**DIRECTION:**
Return the first line, the line containing "15.41, 14.41, 13.2];", and every line between them, exactly as they stand.

**DATASET EXCERPT:**
---

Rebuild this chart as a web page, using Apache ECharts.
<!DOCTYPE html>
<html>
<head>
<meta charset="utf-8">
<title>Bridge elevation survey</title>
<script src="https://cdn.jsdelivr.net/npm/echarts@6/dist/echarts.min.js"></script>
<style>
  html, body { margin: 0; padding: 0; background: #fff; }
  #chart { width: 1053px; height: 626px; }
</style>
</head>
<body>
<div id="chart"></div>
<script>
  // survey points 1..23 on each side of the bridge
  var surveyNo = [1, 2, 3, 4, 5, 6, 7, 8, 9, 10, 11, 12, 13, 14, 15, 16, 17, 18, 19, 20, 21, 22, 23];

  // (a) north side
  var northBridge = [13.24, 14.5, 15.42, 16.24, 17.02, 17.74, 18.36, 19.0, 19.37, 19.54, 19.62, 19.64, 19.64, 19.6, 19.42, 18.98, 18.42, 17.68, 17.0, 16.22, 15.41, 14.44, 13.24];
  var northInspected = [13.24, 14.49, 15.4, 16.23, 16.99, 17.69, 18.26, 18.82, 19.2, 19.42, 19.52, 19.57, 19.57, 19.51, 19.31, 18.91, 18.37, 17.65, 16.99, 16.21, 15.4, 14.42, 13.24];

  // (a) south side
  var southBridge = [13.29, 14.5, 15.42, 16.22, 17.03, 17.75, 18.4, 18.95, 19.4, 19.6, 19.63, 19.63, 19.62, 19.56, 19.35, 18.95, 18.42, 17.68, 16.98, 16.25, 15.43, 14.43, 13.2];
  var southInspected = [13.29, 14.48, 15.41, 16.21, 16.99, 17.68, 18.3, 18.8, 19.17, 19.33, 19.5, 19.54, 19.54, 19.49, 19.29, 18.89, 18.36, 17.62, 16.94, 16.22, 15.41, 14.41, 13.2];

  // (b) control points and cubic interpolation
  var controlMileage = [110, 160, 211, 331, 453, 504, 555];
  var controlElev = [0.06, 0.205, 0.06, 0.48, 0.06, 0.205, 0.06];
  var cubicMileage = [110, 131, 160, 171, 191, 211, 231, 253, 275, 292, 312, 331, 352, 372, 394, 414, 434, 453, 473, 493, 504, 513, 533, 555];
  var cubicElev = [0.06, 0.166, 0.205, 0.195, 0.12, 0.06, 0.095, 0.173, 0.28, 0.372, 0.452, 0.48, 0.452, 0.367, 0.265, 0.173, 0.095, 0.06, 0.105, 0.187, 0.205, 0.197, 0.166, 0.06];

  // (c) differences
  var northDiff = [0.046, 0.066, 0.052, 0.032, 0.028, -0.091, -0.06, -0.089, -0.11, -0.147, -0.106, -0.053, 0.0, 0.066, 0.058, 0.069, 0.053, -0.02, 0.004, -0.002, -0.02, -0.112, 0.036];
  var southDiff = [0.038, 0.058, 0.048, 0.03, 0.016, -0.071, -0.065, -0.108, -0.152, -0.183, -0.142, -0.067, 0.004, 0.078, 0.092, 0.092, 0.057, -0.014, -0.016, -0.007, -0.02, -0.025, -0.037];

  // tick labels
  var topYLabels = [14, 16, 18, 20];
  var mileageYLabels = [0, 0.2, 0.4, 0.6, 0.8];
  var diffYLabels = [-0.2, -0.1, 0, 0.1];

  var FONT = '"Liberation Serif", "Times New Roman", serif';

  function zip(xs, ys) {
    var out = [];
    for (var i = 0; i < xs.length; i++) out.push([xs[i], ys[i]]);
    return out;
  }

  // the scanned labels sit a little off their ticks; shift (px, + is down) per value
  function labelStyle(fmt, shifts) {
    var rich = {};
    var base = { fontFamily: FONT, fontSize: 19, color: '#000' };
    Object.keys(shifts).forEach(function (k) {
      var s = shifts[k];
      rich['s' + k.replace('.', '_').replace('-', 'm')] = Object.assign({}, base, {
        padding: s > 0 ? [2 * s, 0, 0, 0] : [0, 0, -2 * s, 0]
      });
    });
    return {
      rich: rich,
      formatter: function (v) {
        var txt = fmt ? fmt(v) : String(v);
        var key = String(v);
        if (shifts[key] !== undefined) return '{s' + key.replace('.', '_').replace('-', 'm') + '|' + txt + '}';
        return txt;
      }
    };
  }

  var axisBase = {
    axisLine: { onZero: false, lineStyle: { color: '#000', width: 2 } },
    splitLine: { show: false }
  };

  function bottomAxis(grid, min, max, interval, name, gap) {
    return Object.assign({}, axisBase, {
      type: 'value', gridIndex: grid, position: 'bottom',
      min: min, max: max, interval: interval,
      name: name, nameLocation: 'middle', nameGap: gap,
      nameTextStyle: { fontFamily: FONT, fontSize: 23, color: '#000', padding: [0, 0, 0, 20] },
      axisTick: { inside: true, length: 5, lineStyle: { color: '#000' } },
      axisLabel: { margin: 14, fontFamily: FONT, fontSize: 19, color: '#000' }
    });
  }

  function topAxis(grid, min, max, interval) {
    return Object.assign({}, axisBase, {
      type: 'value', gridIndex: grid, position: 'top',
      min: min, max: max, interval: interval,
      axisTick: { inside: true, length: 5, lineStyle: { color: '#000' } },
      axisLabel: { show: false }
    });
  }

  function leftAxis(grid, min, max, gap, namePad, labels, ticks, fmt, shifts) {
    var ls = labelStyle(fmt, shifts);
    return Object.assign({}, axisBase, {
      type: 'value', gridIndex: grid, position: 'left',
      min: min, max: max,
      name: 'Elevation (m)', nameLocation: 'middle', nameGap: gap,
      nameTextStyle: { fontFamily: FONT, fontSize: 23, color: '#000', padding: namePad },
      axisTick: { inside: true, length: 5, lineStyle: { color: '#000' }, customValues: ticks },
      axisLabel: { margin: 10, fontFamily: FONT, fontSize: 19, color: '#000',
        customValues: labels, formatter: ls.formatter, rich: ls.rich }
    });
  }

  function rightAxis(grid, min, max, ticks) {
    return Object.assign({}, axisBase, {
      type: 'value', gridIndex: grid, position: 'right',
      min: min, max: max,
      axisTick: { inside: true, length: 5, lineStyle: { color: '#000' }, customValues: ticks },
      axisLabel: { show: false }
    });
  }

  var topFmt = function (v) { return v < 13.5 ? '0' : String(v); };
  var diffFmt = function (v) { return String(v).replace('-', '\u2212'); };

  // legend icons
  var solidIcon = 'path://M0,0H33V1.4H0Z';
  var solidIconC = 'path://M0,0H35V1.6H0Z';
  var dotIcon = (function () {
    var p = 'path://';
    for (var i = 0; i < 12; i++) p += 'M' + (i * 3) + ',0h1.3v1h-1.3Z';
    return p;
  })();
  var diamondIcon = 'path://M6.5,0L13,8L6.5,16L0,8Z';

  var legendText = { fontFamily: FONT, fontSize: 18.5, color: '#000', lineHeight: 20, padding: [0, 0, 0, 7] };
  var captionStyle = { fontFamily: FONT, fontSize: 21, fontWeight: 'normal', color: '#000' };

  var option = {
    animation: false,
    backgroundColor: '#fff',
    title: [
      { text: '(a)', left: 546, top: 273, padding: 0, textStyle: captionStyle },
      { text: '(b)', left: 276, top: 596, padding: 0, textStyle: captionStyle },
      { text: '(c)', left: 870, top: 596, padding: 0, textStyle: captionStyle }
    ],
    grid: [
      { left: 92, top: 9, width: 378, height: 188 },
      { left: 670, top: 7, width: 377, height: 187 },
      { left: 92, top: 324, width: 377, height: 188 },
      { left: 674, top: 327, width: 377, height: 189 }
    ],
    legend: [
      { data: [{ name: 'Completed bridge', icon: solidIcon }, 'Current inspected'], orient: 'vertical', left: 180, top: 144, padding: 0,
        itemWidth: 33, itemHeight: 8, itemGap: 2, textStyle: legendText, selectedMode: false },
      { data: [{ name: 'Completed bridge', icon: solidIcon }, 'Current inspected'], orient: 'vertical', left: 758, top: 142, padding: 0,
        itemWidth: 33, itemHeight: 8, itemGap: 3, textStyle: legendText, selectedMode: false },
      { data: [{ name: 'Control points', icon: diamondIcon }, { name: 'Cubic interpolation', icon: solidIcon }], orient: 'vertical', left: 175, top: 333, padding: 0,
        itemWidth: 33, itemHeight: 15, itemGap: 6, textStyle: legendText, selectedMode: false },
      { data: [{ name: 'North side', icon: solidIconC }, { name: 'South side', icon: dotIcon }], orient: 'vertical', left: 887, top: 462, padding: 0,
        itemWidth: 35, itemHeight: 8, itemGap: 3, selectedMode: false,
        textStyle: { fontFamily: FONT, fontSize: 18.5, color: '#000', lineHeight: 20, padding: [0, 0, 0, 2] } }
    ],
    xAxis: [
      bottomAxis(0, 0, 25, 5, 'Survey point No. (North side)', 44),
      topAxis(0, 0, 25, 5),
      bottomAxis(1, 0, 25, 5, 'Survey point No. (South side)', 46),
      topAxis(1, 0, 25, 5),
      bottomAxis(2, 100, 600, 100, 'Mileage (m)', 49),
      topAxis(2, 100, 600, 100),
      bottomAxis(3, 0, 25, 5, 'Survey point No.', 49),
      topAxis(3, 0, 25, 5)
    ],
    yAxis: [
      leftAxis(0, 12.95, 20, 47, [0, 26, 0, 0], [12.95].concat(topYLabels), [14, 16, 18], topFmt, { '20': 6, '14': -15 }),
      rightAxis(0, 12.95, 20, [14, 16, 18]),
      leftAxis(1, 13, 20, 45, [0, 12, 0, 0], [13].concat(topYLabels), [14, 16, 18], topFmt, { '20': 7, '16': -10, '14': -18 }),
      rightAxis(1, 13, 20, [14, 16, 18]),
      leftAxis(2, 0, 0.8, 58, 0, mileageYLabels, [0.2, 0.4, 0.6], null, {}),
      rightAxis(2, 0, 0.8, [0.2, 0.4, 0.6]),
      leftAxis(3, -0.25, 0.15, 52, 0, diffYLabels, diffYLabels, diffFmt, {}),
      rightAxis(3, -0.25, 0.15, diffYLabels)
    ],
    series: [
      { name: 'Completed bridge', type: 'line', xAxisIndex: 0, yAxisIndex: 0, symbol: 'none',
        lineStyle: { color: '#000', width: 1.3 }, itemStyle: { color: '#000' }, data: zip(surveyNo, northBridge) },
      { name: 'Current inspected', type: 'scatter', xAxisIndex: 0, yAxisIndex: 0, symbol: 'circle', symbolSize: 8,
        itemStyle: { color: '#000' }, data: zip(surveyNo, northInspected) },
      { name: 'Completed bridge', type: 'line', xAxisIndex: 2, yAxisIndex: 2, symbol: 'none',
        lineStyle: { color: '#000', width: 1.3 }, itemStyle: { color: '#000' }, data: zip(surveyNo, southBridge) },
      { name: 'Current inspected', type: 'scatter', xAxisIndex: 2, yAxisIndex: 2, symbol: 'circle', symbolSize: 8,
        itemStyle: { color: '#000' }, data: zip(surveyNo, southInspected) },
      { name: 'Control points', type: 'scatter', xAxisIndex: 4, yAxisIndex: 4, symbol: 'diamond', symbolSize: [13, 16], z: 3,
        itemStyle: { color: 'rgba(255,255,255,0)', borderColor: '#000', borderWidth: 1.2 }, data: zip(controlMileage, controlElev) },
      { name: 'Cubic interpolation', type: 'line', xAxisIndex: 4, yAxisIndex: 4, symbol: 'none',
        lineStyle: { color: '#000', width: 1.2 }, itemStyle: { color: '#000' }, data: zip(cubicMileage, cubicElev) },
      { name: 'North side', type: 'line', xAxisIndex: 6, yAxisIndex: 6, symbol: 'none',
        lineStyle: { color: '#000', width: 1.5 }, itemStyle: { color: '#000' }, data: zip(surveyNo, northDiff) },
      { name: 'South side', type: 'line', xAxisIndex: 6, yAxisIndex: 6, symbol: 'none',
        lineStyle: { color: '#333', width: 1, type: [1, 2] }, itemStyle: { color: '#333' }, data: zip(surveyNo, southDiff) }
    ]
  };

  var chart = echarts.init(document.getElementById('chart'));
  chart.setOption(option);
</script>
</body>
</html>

---

**FULL OUTPUT:**
Rebuild this chart as a web page, using Apache ECharts.
<!DOCTYPE html>
<html>
<head>
<meta charset="utf-8">
<title>Bridge elevation survey</title>
<script src="https://cdn.jsdelivr.net/npm/echarts@6/dist/echarts.min.js"></script>
<style>
  html, body { margin: 0; padding: 0; background: #fff; }
  #chart { width: 1053px; height: 626px; }
</style>
</head>
<body>
<div id="chart"></div>
<script>
  // survey points 1..23 on each side of the bridge
  var surveyNo = [1, 2, 3, 4, 5, 6, 7, 8, 9, 10, 11, 12, 13, 14, 15, 16, 17, 18, 19, 20, 21, 22, 23];

  // (a) north side
  var northBridge = [13.24, 14.5, 15.42, 16.24, 17.02, 17.74, 18.36, 19.0, 19.37, 19.54, 19.62, 19.64, 19.64, 19.6, 19.42, 18.98, 18.42, 17.68, 17.0, 16.22, 15.41, 14.44, 13.24];
  var northInspected = [13.24, 14.49, 15.4, 16.23, 16.99, 17.69, 18.26, 18.82, 19.2, 19.42, 19.52, 19.57, 19.57, 19.51, 19.31, 18.91, 18.37, 17.65, 16.99, 16.21, 15.4, 14.42, 13.24];

  // (a) south side
  var southBridge = [13.29, 14.5, 15.42, 16.22, 17.03, 17.75, 18.4, 18.95, 19.4, 19.6, 19.63, 19.63, 19.62, 19.56, 19.35, 18.95, 18.42, 17.68, 16.98, 16.25, 15.43, 14.43, 13.2];
  var southInspected = [13.29, 14.48, 15.41, 16.21, 16.99, 17.68, 18.3, 18.8, 19.17, 19.33, 19.5, 19.54, 19.54, 19.49, 19.29, 18.89, 18.36, 17.62, 16.94, 16.22, 15.41, 14.41, 13.2];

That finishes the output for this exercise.